Her çocuk YouTube seviyor. Tablet, telefon, bilgisayar, sınırlaması olsun olmasın. Video paylaşım sitesinin ikonunu menüde hemen ayırt edebiliyorlar. İsterse kullanım izni yarım saat olsun, orada izlemek istediği (çizgi film dışında) iki tip video var. O kırmızı YouTube simgesi onun için bu iki eğlenceli (?) aktiviteden ibaret. İkisi de “Kanalıma hoş geldiniz” cümlesiyle başlıyor. Hemen hemen her dilde söyleniyor bu cümle, çünkü mevzubahis olan bu videolar dünyanın her yerinden yükleniyor. Gelelim içerikleriyle düşündüren, çocuğunuza kolaycılık duygusuyla cazip gelen bu iki tarza...
Birincisi; oyuncak, süper kahraman figürleri gibi objelerin, slime ve oyun hamuru içerisinden çıkartılması videoları. Ne mana demeyin? İzlenme oranları dudak uçuklatıyor.
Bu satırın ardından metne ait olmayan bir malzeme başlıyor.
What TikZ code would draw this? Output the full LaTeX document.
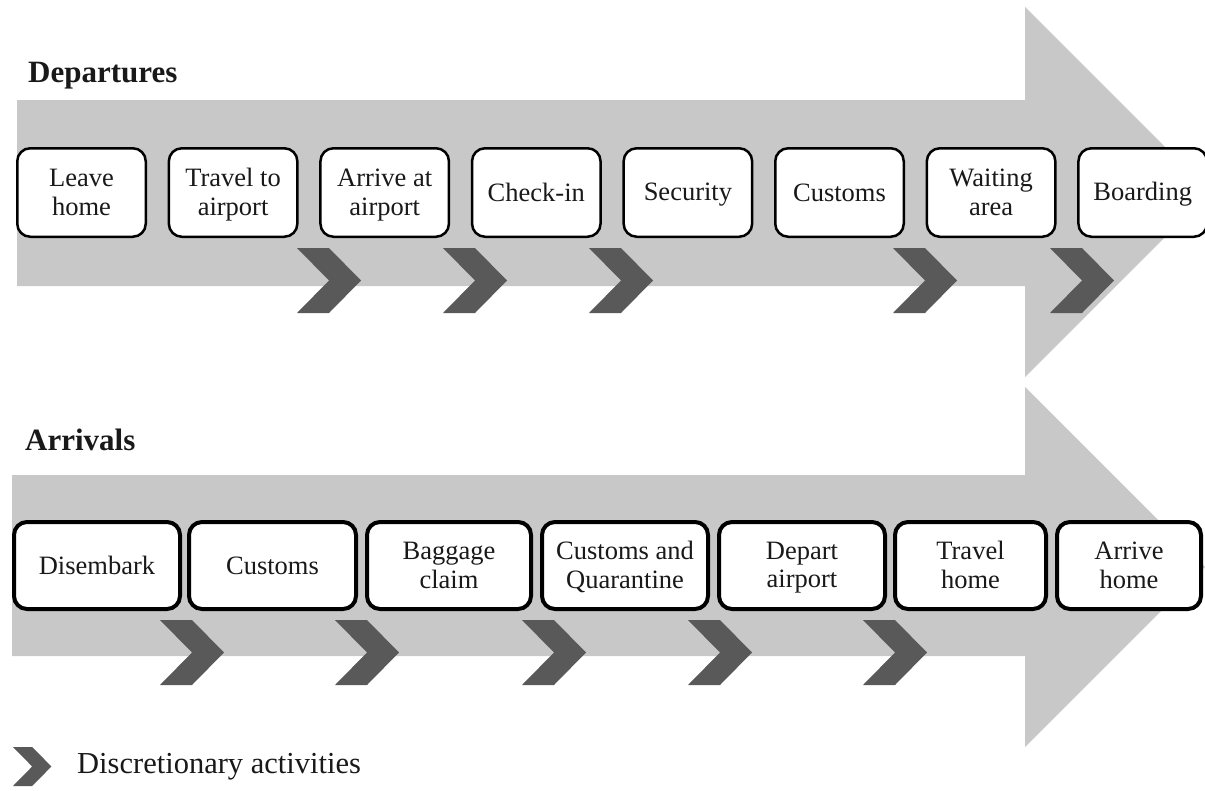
\documentclass[tikz,border=0pt]{standalone}
\usepackage{fontspec}
\setmainfont{Liberation Serif}
\usetikzlibrary{shadows}
\definecolor{arrowgray}{RGB}{200,200,200}
\definecolor{chevgray}{RGB}{89,89,89}
\definecolor{txt}{RGB}{25,25,25}
\newcommand{\bstrut}{\rule[-5pt]{0pt}{27pt}}
\tikzset{
  boxtext/.style={font=\fontsize{26.5}{29}\selectfont, text=txt, align=center, inner sep=0pt},
  dbox/.style={boxtext, draw=black, line width=2.5pt, fill=white, rounded corners=13pt,
    minimum width=128.5pt, minimum height=88.5pt},
  abox/.style={boxtext, font=\fontsize{26.5}{28.5}\selectfont, draw=black, line width=4pt, fill=white, rounded corners=13pt,
    minimum height=87pt, drop shadow={shadow xshift=1.5pt, shadow yshift=1.5pt, opacity=0.35, fill=black}},
  titletext/.style={font=\fontsize{31}{34}\selectfont\bfseries, text=txt, inner sep=0pt, anchor=base west},
  legendtext/.style={font=\fontsize{30.5}{34}\selectfont, text=txt, inner sep=0pt, anchor=base west},
  bigarrow/.style={fill=arrowgray, draw=none},
  chev/.pic={\fill[chevgray] (0,0) -- (32,0) -- (64,32.5) -- (32,65) -- (0,65) -- (32,32.5) -- cycle;}
}
\begin{document}
\begin{tikzpicture}[x=1pt,y=-1pt]
\useasboundingbox (0,0) rectangle (1205,790);
\fill[white] (0,0) rectangle (1205,790);
\clip (0,0) rectangle (1205,790);
% big gray arrows
\fill[bigarrow] (17,100) -- (1025,100) -- (1025,7) -- (1210,192) -- (1025,377) -- (1025,286) -- (17,286) -- cycle;
\fill[bigarrow] (12,475) -- (1025,475) -- (1025,387) -- (1205,567) -- (1025,747) -- (1025,656) -- (12,656) -- cycle;
% titles
\node[titletext] (tdep) at (28,82) {Departures};
\node[titletext] (tarr) at (25,450) {Arrivals};
% departure chevrons
\pic at (297,248) {chev};
\pic at (443,248) {chev};
\pic at (589,248) {chev};
\pic at (893,248) {chev};
\pic at (1050,248) {chev};
% arrival chevrons
\pic at (160,620) {chev};
\pic at (335,620) {chev};
\pic at (522,620) {chev};
\pic at (688,620) {chev};
\pic at (863,620) {chev};
% departure boxes
\node[dbox] (d1) at (81.5,192.5) {\bstrut Leave\\\bstrut home};
\node[dbox] (d2) at (233.1,192.5) {\bstrut Travel to\\\bstrut airport};
\node[dbox] (d3) at (384.7,192.5) {\bstrut Arrive at\\\bstrut airport};
\node[dbox] (d4) at (536.3,192.5) {\bstrut Check-in};
\node[dbox] (d5) at (687.9,192.5) {\bstrut Security};
\node[dbox] (d6) at (839.5,192.5) {\bstrut Customs};
\node[dbox] (d7) at (991.1,192.5) {\bstrut Waiting\\\bstrut area};
\node[dbox] (d8) at (1142.7,192.5) {\bstrut Boarding};
% arrival boxes
\node[abox, minimum width=166pt] (a1) at (97,565.5) {\bstrut Disembark};
\node[abox, minimum width=167pt] (a2) at (272.5,565.5) {\bstrut Customs};
\node[abox, minimum width=164pt] (a3) at (449,565.5) {\bstrut Baggage\\\bstrut claim};
\node[abox, minimum width=166pt] (a4) at (625,565.5) {\bstrut Customs and\\\bstrut Quarantine};
\node[abox, minimum width=166pt] (a5) at (802,565.5) {\bstrut Depart\\\bstrut airport};
\node[abox, minimum width=151pt] (a6) at (970.5,565.5) {\bstrut Travel\\\bstrut home};
\node[abox, minimum width=144pt] (a7) at (1129,565.5) {\bstrut Arrive\\\bstrut home};
% legend
\pic[scale=0.6] at (13,747) {chev};
\node[legendtext] (leg) at (77,773) {Discretionary activities};
\end{tikzpicture}
\end{document}
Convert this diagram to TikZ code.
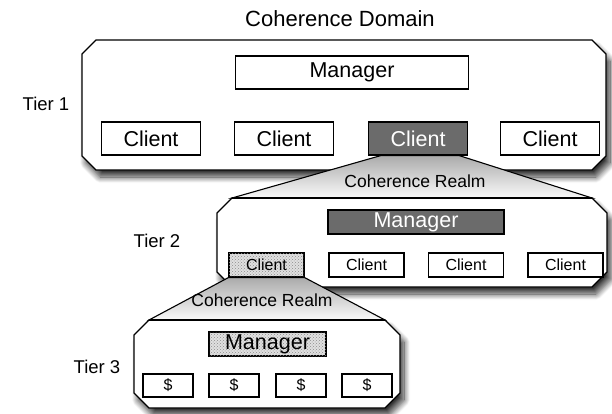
\documentclass[tikz,border=0pt]{standalone}
\usepackage{fontspec}
\setmainfont{Liberation Sans}
\usetikzlibrary{shadows.blur,patterns}
\definecolor{darkfill}{gray}{0.42}
\tikzset{
  tier/.style={draw=black, line width=1.2pt, fill=white,
    blur shadow={shadow xshift=4pt, shadow yshift=-7pt, shadow blur steps=12, shadow blur radius=6pt, shadow opacity=80}},
  realm/.style={draw=black, line width=1.1pt, top color=black!33, bottom color=black!2},
  box/.style={draw=black, line width=1.1pt, fill=white, inner sep=0pt, font=\fontsize{21.5}{21.5}\selectfont},
  small/.style={font=\fontsize{16}{16}\selectfont},
  darkbox/.style={box, fill=darkfill, text=white},
  dotbox/.style={box, fill=black!12, postaction={pattern=crosshatch dots, pattern color=black!45}},
  lbl/.style={inner sep=0pt, font=\fontsize{18.5}{18.5}\selectfont},
  realmlbl/.style={inner sep=0pt, font=\fontsize{17.5}{17.5}\selectfont},
}
\begin{document}
\begin{tikzpicture}[x=1pt,y=-1pt]
\useasboundingbox (0,0) rectangle (612,414);
% Title
\node[lbl, font=\fontsize{22}{22}\selectfont] (title) at (340,19) {Coherence Domain};
% Tier 1
\path[tier] (96,40) -- (592,40) -- (606,54) -- (606,156) -- (592,170) -- (96,170) -- (82,156) -- (82,54) -- cycle;
\node[lbl] (t1) at (46,104) {Tier 1};
% Tier 2
\path[tier] (232,198) -- (592,198) -- (607,213) -- (607,272) -- (592,287) -- (232,287) -- (217,272) -- (217,213) -- cycle;
\node[lbl] (t2) at (157,241) {Tier 2};
% Tier 1 boxes
\node[box, minimum width=233, minimum height=33] (m1) at (352,72.5) {Manager};
\node[box, minimum width=99, minimum height=33] (c11) at (151,138.5) {Client};
\node[box, minimum width=99, minimum height=33] (c12) at (284,138.5) {Client};
\node[darkbox, minimum width=99, minimum height=33] (c13) at (418,138.5) {Client};
\node[box, minimum width=99, minimum height=33] (c14) at (550,138.5) {Client};
% Realm 1
\coordinate (r1a) at ([xshift=13pt]c13.south west);
\coordinate (r1b) at ([xshift=-9pt]c13.south east);
\coordinate (r1c) at (592,198);
\coordinate (r1d) at (232,198);
\path[realm] (r1a) -- (r1b) -- (r1c) -- (r1d) -- cycle;
\node[realmlbl] (cr1) at (415,181) {Coherence Realm};
\draw[line width=1.2pt] (r1d) -- (r1c);
% Tier 3
\path[tier] (149,320) -- (385,320) -- (400,335) -- (400,393) -- (385,408) -- (149,408) -- (134,393) -- (134,335) -- cycle;
\node[lbl] (t3) at (97,367) {Tier 3};
% Tier 2 boxes
\node[darkbox, minimum width=176, minimum height=24] (m2) at (416,222) {Manager};
\node[dotbox, small, minimum width=75, minimum height=24] (c21) at (266.5,265) {Client};
\node[box, small, minimum width=75, minimum height=24] (c22) at (366.5,265) {Client};
\node[box, small, minimum width=75, minimum height=24] (c23) at (466,265) {Client};
\node[box, small, minimum width=75, minimum height=24] (c24) at (565.5,265) {Client};
% Realm 2
\coordinate (r2c) at (385,320);
\coordinate (r2d) at (149,320);
\path[realm] (c21.south west) -- (c21.south east) -- (r2c) -- (r2d) -- cycle;
\node[realmlbl] (cr2) at (262,300) {Coherence Realm};
\draw[line width=1.2pt] (r2d) -- (r2c);
% Tier 3 boxes
\node[dotbox, minimum width=117, minimum height=24] (m3) at (267.5,344) {Manager};
\node[box, small, minimum width=50, minimum height=23] (s1) at (168,385.5) {\$};
\node[box, small, minimum width=50, minimum height=23] (s2) at (234,385.5) {\$};
\node[box, small, minimum width=50, minimum height=23] (s3) at (301,385.5) {\$};
\node[box, small, minimum width=50, minimum height=23] (s4) at (367,385.5) {\$};
\end{tikzpicture}
\end{document}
Ambalajlarından çıkartılan minik oyuncaklar. Slime içinden soyuluyorlar. Matruşka bebeği gibi katman katman hamurların içinden sıyırılmaları pür dikkat izleniyor. Halihazırda izlenilen bir çizgi serinin videoları arasından hemen bulunuyorlar, çünkü aynı kahraman kullanılarak videonun konusu yapılıyor. Oyun hamuru içinden, örümcek adam, slime içinden, şirinler, kutularından minişler, poşetlerinden lol bebekler yavaş yavaş çıkartılıyor. Suya atılıyorlar ve konuşturuluyorlar.
Gelelim ikinci tarza; PC ya da tablette oyun oynayan çocuklar, baba-oğullar veya anne-kızların videoları.
Neden?
Bilmiyorum neden?
Bir sinir, bir heyecan, bazen kahkaha, bazen gözyaşı, dalga geçmeler ve küfürlerle bezeli bir duygu seli. Geldi bak vurdun mu, ben gördüm, sen gördün mü? Bir seviyeli, bir öğretici ki sormayın.
Şimdi fikrim şu; kendini gerçekleştirmeye çalışmayan, tüm çabası ebeveyn memnuniyeti olan ve kolaycı, hileye alıştırılmış çocuklar bu videoların, izlenme rekorları kırmasını sağlıyorlar. Durun hemen kızmayın. Oğlum da onlardan biri. Örneklendireceğim.
“Aferin” ağızda bir pelesenk, hile ise “Ata sporu.”
Çocuklar oyun hamuruna da, slime’lara da rahatça erişiyor artık. Her bütçeye uygunu var, hatta evde yapılabiliyorlar. Açıkçası motor gelişimi için yararlı hem devinişsel, hem bilişsel kazanımları olan oyun materyalleri bunlar. Yaratıcılığı destekliyor, güzel sanatlara altyapı kazandırıyor. PC, konsol ve tablet oyunları aynı şekilde dikkat, el-göz koordinasyonu, çabuk karar verebilme, çaba harcamayı öğrenme gibi birçok olumlu özelliği geliştiriyor ve suyu çıkartılmadıkça önerilen bir aktivite.
Bu etkinlikleri yapmak yerine neden izliyorlar?
Hamuru eline alıp uzatan çocuğumuza AY NE GÜZEL YILAN YAPTI AFERİN BENİM AKIL KÜPÜ EVLADIMA dediğimiz için izliyor olabilir mi acaba? Halbuki o hamurla yapabileceği, izlediği videodan çok daha özgün.
Yeni bölüme geçmek için belki defalarca tekrar oynaması gereken bir bölümde takıldığında, elimize tableti alıp sırf o üzülmesin diye 5’li mavi şeker patlattığımız için de izliyor olabilir değil mi?
Büyükanneler, büyükbabalar bilerek pişti de, domino da yenilmiyorlar mı aslan parçası, sözde indigo çocuklarımıza...
Yenilince ağlamalı biraz, oyun oynamak değil, neden oynandığı anlatılmalı. Yenen ya da yenilen başka çocukları bıkmadan izliyor ama kendi oyununu oynamıyor. Yenilmenin de oyuna dair olduğunu öğrenmiyor ve kolaya kaçıyor.
Hamurdan gerçekten rengarenk bir pasta yaptığında aferin denmeli çocuğa. Yetersizlik duygusuyla seyirci oluyorlar oyuna çocuklar. İyi niyetli yapılan bu tip minik hatalar yüzünden izleyici olmasınlar. Desteklemeyi dozunda verirsek biz ebeveynler, o zaman kaldıracaklar başlarını tabletten ve dalacaklar hayatın kendisine. Yene yenile oynayacak, bozup yoğurup tekrar şekil verecekler.